Al Gore's "Climate Reality" stream featured Paul Higgins, Associate Director of the American Meteorological Society Policy Program, attempting to answer some basic questions such as "how much has the sea level risen in the past 50 years?" Higgins says he doesn't know, but it's "less than half a meter [~ 20 inches]." He was right that it was "less than" 20 inches - by a factor of 5.7 times. A paper published today in the journal Geophysical Research Letters finds that the sea-level rise from 1972 to 2008 measured by tide gauges was 1.8 mm/yr, equivalent to ~ 2.5 inches over the 36 year period; a rate of 3.5 inches per 50 years or 7 inches per century.

Reasons why tide gauges are more accurate than satellite altimetry
Satellite altimetry data alterations resulting in a false exaggerated trend here and here
Sea level rise is decelerating


Revisiting the Earth's sea-level and energy budgets from 1961 to 2008

John Alexander Church et al

We review the sea-level and energy budgets together from 1961, using recent and updated estimates of all terms.

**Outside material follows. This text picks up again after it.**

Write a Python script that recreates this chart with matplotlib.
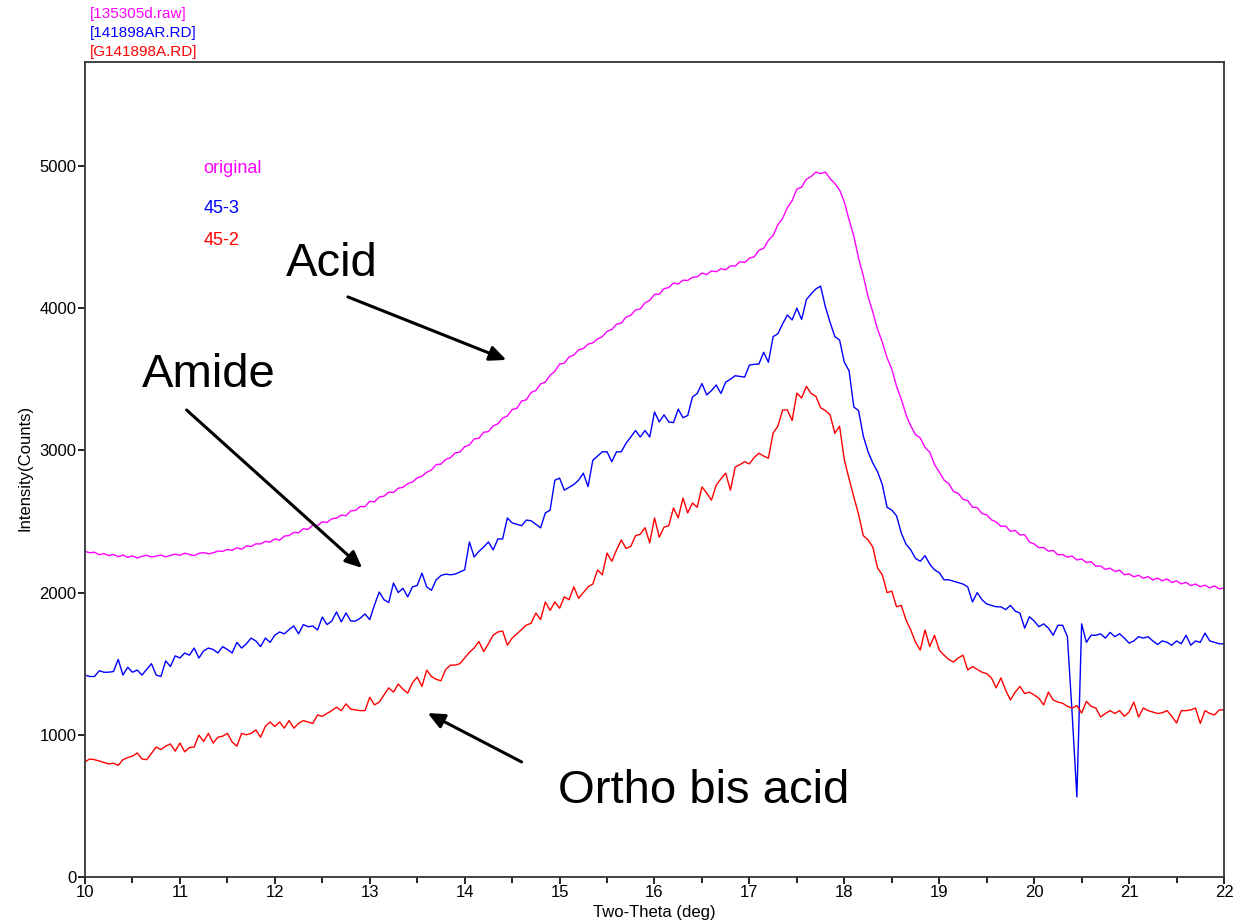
import numpy as np
import matplotlib
matplotlib.use("Agg")
import matplotlib.pyplot as plt

plt.rcParams['font.family'] = ['Liberation Sans', 'DejaVu Sans']

# Two-theta grid (0.05 deg steps)
x_fine = np.round(np.arange(10.0, 22.0001, 0.05), 2)

original = [
    2290, 2280, 2284, 2266, 2274, 2260, 2268, 2252, 2264, 2248, 2258, 2243, 2255, 2262, 2250, 2256, 2264, 2251, 2262, 2270,
    2262, 2277, 2268, 2260, 2276, 2281, 2273, 2279, 2292, 2290, 2303, 2298, 2315, 2305, 2328, 2324, 2343, 2342, 2360, 2355,
    2378, 2368, 2397, 2401, 2424, 2420, 2449, 2444, 2474, 2472, 2497, 2494, 2519, 2524, 2545, 2540, 2575, 2578, 2605, 2604,
    2642, 2638, 2672, 2678, 2706, 2704, 2734, 2740, 2766, 2778, 2806, 2818, 2846, 2862, 2900, 2903, 2936, 2948, 2982, 2988,
    3026, 3038, 3081, 3085, 3127, 3132, 3172, 3187, 3227, 3242, 3287, 3296, 3347, 3356, 3407, 3421, 3467, 3480, 3528, 3556,
    3607, 3613, 3657, 3670, 3707, 3716, 3747, 3756, 3783, 3800, 3837, 3850, 3887, 3895, 3937, 3950, 3987, 3995, 4037, 4055,
    4097, 4098, 4137, 4145, 4177, 4170, 4197, 4195, 4217, 4220, 4247, 4236, 4262, 4256, 4277, 4270, 4297, 4296, 4327, 4321,
    4352, 4361, 4407, 4421, 4477, 4511, 4587, 4631, 4707, 4756, 4838, 4851, 4907, 4926, 4957, 4946, 4957, 4911, 4877, 4831,
    4747, 4621, 4507, 4351, 4227, 4081, 3973, 3851, 3762, 3651, 3572, 3451, 3361, 3251, 3172, 3111, 3087, 3021, 2987, 2901,
    2848, 2791, 2767, 2711, 2697, 2656, 2647, 2601, 2597, 2556, 2547, 2511, 2497, 2466, 2467, 2431, 2437, 2406, 2407, 2356,
    2342, 2316, 2317, 2291, 2297, 2266, 2267, 2249, 2257, 2229, 2237, 2211, 2217, 2186, 2187, 2163, 2172, 2149, 2157, 2126,
    2131, 2111, 2122, 2101, 2112, 2089, 2102, 2083, 2096, 2071, 2082, 2061, 2072, 2049, 2060, 2041, 2052, 2033, 2047, 2026,
    2032,
]

s45_3 = [
    1420, 1410, 1410, 1450, 1440, 1440, 1445, 1530, 1420, 1475, 1440, 1455, 1420, 1460, 1500, 1420, 1410, 1520, 1480, 1555,
    1540, 1575, 1560, 1610, 1540, 1590, 1610, 1600, 1575, 1620, 1600, 1575, 1650, 1610, 1640, 1680, 1660, 1620, 1680, 1650,
    1700, 1723, 1710, 1740, 1765, 1710, 1775, 1760, 1765, 1737, 1828, 1775, 1800, 1864, 1794, 1857, 1800, 1800, 1820, 1850,
    1810, 1913, 2004, 1950, 1930, 2067, 2000, 2030, 1970, 2040, 2050, 2137, 2040, 2016, 2090, 2120, 2130, 2125, 2130, 2145,
    2160, 2356, 2250, 2290, 2320, 2356, 2300, 2377, 2377, 2525, 2490, 2480, 2470, 2510, 2505, 2480, 2455, 2560, 2580, 2790,
    2805, 2720, 2740, 2760, 2790, 2840, 2745, 2930, 2960, 2990, 2990, 2920, 2990, 2990, 3050, 3094, 3140, 3094, 3140, 3094,
    3270, 3200, 3250, 3200, 3195, 3290, 3230, 3245, 3375, 3400, 3470, 3390, 3420, 3460, 3400, 3480, 3500, 3525, 3520, 3515,
    3600, 3605, 3607, 3690, 3620, 3800, 3820, 3890, 3952, 3917, 4000, 3920, 4060, 4100, 4135, 4155, 4010, 3900, 3800, 3776,
    3620, 3560, 3305, 3280, 3100, 2990, 2911, 2850, 2760, 2600, 2580, 2540, 2419, 2340, 2300, 2240, 2220, 2260, 2200, 2160,
    2140, 2090, 2090, 2080, 2070, 2060, 2040, 1934, 2000, 1950, 1920, 1910, 1900, 1900, 1880, 1910, 1870, 1856, 1750, 1830,
    1800, 1760, 1780, 1750, 1700, 1770, 1770, 1690, 1150, 563, 1780, 1650, 1700, 1700, 1710, 1680, 1720, 1690, 1710, 1680,
    1645, 1660, 1690, 1680, 1690, 1660, 1635, 1660, 1650, 1630, 1660, 1640, 1700, 1630, 1660, 1650, 1715, 1660, 1650, 1640,
    1640,
]

s45_2 = [
    810, 830, 825, 816, 805, 795, 800, 785, 825, 840, 850, 872, 830, 825, 870, 914, 896, 920, 936, 885,
    942, 880, 910, 914, 998, 953, 1010, 942, 983, 990, 1010, 950, 920, 1010, 1000, 1010, 1034, 983, 1060, 1090,
    1058, 1090, 1047, 1100, 1047, 1080, 1100, 1090, 1080, 1139, 1130, 1150, 1170, 1194, 1170, 1217, 1180, 1175, 1170, 1170,
    1264, 1210, 1230, 1280, 1330, 1300, 1357, 1320, 1293, 1365, 1406, 1340, 1455, 1410, 1390, 1380, 1460, 1490, 1490, 1500,
    1540, 1580, 1610, 1656, 1585, 1640, 1700, 1723, 1730, 1630, 1680, 1710, 1740, 1772, 1784, 1856, 1810, 1934, 1875, 1934,
    1890, 1970, 1950, 2040, 1960, 2000, 2040, 2060, 2159, 2125, 2278, 2220, 2300, 2370, 2310, 2325, 2400, 2410, 2457, 2350,
    2525, 2390, 2460, 2470, 2595, 2525, 2665, 2560, 2630, 2600, 2743, 2700, 2650, 2755, 2800, 2840, 2720, 2883, 2900, 2920,
    2905, 2950, 2980, 2960, 2945, 3122, 3170, 3284, 3284, 3210, 3403, 3368, 3450, 3400, 3380, 3300, 3280, 3250, 3120, 3170,
    2932, 2800, 2672, 2550, 2400, 2370, 2320, 2173, 2125, 2000, 2010, 1900, 1910, 1807, 1737, 1650, 1596, 1737, 1620, 1700,
    1596, 1560, 1530, 1512, 1540, 1560, 1455, 1480, 1460, 1440, 1430, 1400, 1330, 1400, 1313, 1245, 1300, 1340, 1290, 1300,
    1280, 1257, 1210, 1300, 1245, 1230, 1222, 1200, 1188, 1205, 1153, 1235, 1200, 1188, 1125, 1150, 1170, 1150, 1170, 1130,
    1160, 1230, 1125, 1188, 1170, 1160, 1150, 1155, 1170, 1130, 1083, 1170, 1170, 1175, 1188, 1080, 1170, 1150, 1140, 1175,
    1175,
]

series_names = ["original", "45-3", "45-2"]
series_colors = ["#FF00FF", "#0000FF", "#FF0000"]
file_labels = ["[135305d.raw]", "[141898AR.RD]", "[G141898A.RD]"]
x_ticks = list(range(10, 23))
y_ticks = [0, 1000, 2000, 3000, 4000, 5000]

W, H = 1243, 923
fig = plt.figure(figsize=(W / 100, H / 100), dpi=100)
ax = fig.add_axes([85 / W, 1 - 877 / H, (1224 - 85) / W, (877 - 62) / H])

ax.plot(x_fine, original, color=series_colors[0], lw=1.0)
ax.plot(x_fine, s45_3, color=series_colors[1], lw=1.0)
ax.plot(x_fine, s45_2, color=series_colors[2], lw=1.0)

ax.set_xlim(10, 22)
ax.set_ylim(0, 5731)
ax.set_xticks(x_ticks)
ax.set_xticks(np.arange(10.5, 22, 1.0), minor=True)
ax.set_yticks(y_ticks)
ax.tick_params(axis='both', which='major', direction='out', length=5, width=1.2,
               labelsize=12, pad=1, colors='black')
ax.tick_params(axis='x', which='minor', direction='out', length=4, width=1.2)
for sp in ax.spines.values():
    sp.set_linewidth(1.3)
    sp.set_color('#333333')

# axis labels
fig.text(654 / W, 1 - 913 / H, "Two-Theta (deg)", ha='center', va='center', fontsize=12)
fig.text(25 / W, 1 - 468 / H, "Intensity(Counts)", ha='center', va='center',
         rotation=90, fontsize=12)

# file labels top-left
for i, (lab, c) in enumerate(zip(file_labels, series_colors)):
    fig.text(90 / W, 1 - (14 + 19 * i) / H, lab, color=c, fontsize=11,
             ha='left', va='center')

# in-plot series legend texts
legend_y = [4979, 4698, 4473]
for name, c, yy in zip(series_names, series_colors, legend_y):
    ax.text(11.25, yy, name, color=c, fontsize=13, ha='left', va='center')

# annotations
ax.text(12.12, 4226, "Acid", fontsize=34, ha='left', va='baseline')
ax.text(10.60, 3446, "Amide", fontsize=34, ha='left', va='baseline')
ax.text(14.98, 520, "Ortho bis acid", fontsize=34, ha='left', va='baseline')

arrow_kw = dict(arrowstyle='-|>,head_length=1.0,head_width=0.45', color='black',
                lw=2.2, shrinkA=0, shrinkB=0)
ax.annotate("", xy=(14.44, 3636), xytext=(12.77, 4079), arrowprops=arrow_kw)
ax.annotate("", xy=(12.92, 2173), xytext=(11.07, 3284), arrowprops=arrow_kw)
ax.annotate("", xy=(13.61, 1153), xytext=(14.60, 809), arrowprops=arrow_kw)

fig.savefig("out.png", dpi=100)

From 1972 to 2008, the observed sea-level rise (1.8 {plus minus} 0.2 mm yr-1 from tide gauges alone and 2.1 {plus minus} 0.2 mm yr-1 from a combination of tide gauges and altimeter observations) agrees well with the sum of contributions (1.8 {plus minus} 0.4 mm yr-1) in magnitude and with both having similar increases in the rate of rise during the period. The largest contributions come from ocean thermal expansion (0.8 mm yr-1) and the melting of glaciers and ice caps (0.7 mm yr-1), with Greenland and Antarctica contributing about 0.4 mm yr-1. The cryospheric contributions increase through the period (particularly in the 1990s) but the thermosteric contribution increases less rapidly. We include an improved estimate of aquifer depletion (0.3 mm yr-1), partially offsetting the retention of water in dams and giving a total terrestrial storage contribution of -0.1 mm yr-1. Ocean warming (90% of the total of the Earth's energy increase) continues through to the end of the record, in agreement with continued greenhouse gas forcing. The aerosol forcing, inferred as a residual in the atmospheric energy balance, is estimated as -0.8 {plus minus} 0.4 W m-2 for the 1980s and early 1990s. It increases in the late 1990s, as is required for consistency with little surface warming over the last decade. This increase is likely at least partially related to substantial increases in aerosol emissions from developing nations and moderate volcanic activity.